Required work: Extract, in full, the lines below, beginning at the first and ending with the line that contains "actifs par secteur". Pictures do not belong in the copy.

>> Start

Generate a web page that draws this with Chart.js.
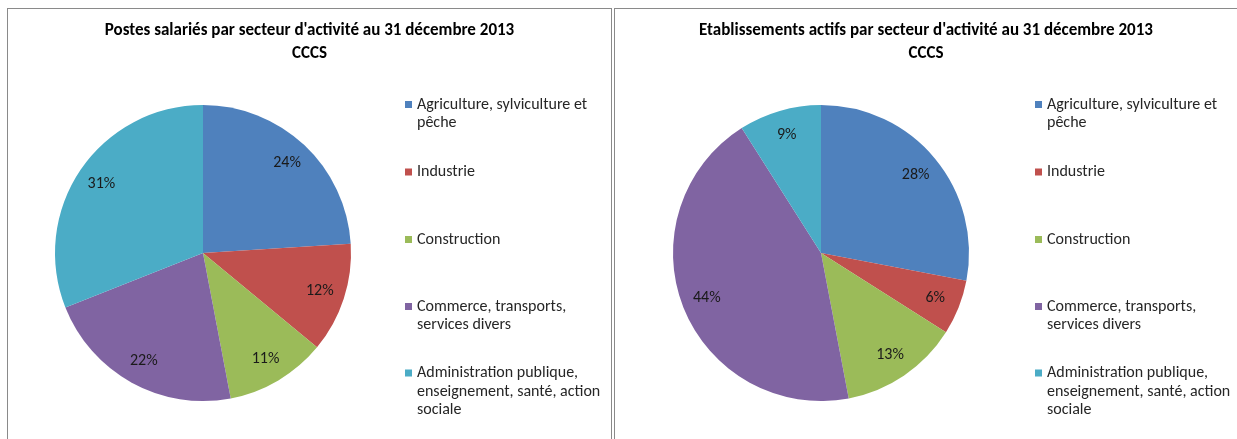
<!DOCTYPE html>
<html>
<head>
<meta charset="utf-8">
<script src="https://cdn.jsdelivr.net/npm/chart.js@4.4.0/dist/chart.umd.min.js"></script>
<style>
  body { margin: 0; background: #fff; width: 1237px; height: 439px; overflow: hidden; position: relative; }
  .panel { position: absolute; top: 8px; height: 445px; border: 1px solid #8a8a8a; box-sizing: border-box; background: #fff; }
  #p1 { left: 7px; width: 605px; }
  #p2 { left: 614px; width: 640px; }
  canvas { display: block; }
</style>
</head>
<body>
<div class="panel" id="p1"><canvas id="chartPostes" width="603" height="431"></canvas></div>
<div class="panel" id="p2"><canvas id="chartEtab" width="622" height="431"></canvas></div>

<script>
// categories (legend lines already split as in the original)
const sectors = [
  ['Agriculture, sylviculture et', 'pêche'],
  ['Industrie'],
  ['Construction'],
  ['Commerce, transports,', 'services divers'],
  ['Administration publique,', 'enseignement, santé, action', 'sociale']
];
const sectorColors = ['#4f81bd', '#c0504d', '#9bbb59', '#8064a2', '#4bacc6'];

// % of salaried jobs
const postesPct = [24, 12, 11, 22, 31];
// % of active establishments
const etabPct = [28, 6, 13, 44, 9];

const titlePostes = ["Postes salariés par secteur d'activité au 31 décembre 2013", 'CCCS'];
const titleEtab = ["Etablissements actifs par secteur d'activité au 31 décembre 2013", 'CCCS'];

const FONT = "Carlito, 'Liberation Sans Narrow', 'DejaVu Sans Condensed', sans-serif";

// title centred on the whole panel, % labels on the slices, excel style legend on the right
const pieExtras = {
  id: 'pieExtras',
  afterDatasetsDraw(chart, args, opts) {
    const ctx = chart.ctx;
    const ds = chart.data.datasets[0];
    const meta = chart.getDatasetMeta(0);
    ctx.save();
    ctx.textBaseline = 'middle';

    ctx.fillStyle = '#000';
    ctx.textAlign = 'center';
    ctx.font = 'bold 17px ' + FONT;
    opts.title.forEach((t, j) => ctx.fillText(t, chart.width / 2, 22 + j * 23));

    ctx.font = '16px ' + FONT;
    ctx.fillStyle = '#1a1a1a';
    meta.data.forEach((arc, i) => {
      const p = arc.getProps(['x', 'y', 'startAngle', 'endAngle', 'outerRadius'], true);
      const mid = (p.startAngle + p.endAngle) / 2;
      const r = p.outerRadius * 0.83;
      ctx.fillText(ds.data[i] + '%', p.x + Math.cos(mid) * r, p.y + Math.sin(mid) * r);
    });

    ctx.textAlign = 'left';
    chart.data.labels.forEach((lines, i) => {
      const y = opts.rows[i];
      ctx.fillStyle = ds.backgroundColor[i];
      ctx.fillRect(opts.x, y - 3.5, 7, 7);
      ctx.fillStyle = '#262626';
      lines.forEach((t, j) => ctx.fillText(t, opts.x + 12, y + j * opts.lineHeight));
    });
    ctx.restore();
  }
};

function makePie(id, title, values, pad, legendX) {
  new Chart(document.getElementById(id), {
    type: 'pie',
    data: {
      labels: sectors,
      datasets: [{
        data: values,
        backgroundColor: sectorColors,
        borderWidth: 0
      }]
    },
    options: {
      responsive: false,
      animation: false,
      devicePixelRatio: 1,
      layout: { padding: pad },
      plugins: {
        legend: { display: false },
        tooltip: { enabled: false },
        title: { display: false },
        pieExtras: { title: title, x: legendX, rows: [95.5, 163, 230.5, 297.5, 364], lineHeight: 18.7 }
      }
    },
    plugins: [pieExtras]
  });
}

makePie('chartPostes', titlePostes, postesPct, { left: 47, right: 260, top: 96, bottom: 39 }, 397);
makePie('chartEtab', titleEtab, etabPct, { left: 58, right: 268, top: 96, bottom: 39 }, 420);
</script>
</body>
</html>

>> End

Exercise answer:
Generate a web page that draws this with Chart.js.
<!DOCTYPE html>
<html>
<head>
<meta charset="utf-8">
<script src="https://cdn.jsdelivr.net/npm/chart.js@4.4.0/dist/chart.umd.min.js"></script>
<style>
  body { margin: 0; background: #fff; width: 1237px; height: 439px; overflow: hidden; position: relative; }
  .panel { position: absolute; top: 8px; height: 445px; border: 1px solid #8a8a8a; box-sizing: border-box; background: #fff; }
  #p1 { left: 7px; width: 605px; }
  #p2 { left: 614px; width: 640px; }
  canvas { display: block; }
</style>
</head>
<body>
<div class="panel" id="p1"><canvas id="chartPostes" width="603" height="431"></canvas></div>
<div class="panel" id="p2"><canvas id="chartEtab" width="622" height="431"></canvas></div>

<script>
// categories (legend lines already split as in the original)
const sectors = [
  ['Agriculture, sylviculture et', 'pêche'],
  ['Industrie'],
  ['Construction'],
  ['Commerce, transports,', 'services divers'],
  ['Administration publique,', 'enseignement, santé, action', 'sociale']
];
const sectorColors = ['#4f81bd', '#c0504d', '#9bbb59', '#8064a2', '#4bacc6'];

// % of salaried jobs
const postesPct = [24, 12, 11, 22, 31];
// % of active establishments
const etabPct = [28, 6, 13, 44, 9];

const titlePostes = ["Postes salariés par secteur d'activité au 31 décembre 2013", 'CCCS'];
const titleEtab = ["Etablissements actifs par secteur d'activité au 31 décembre 2013", 'CCCS'];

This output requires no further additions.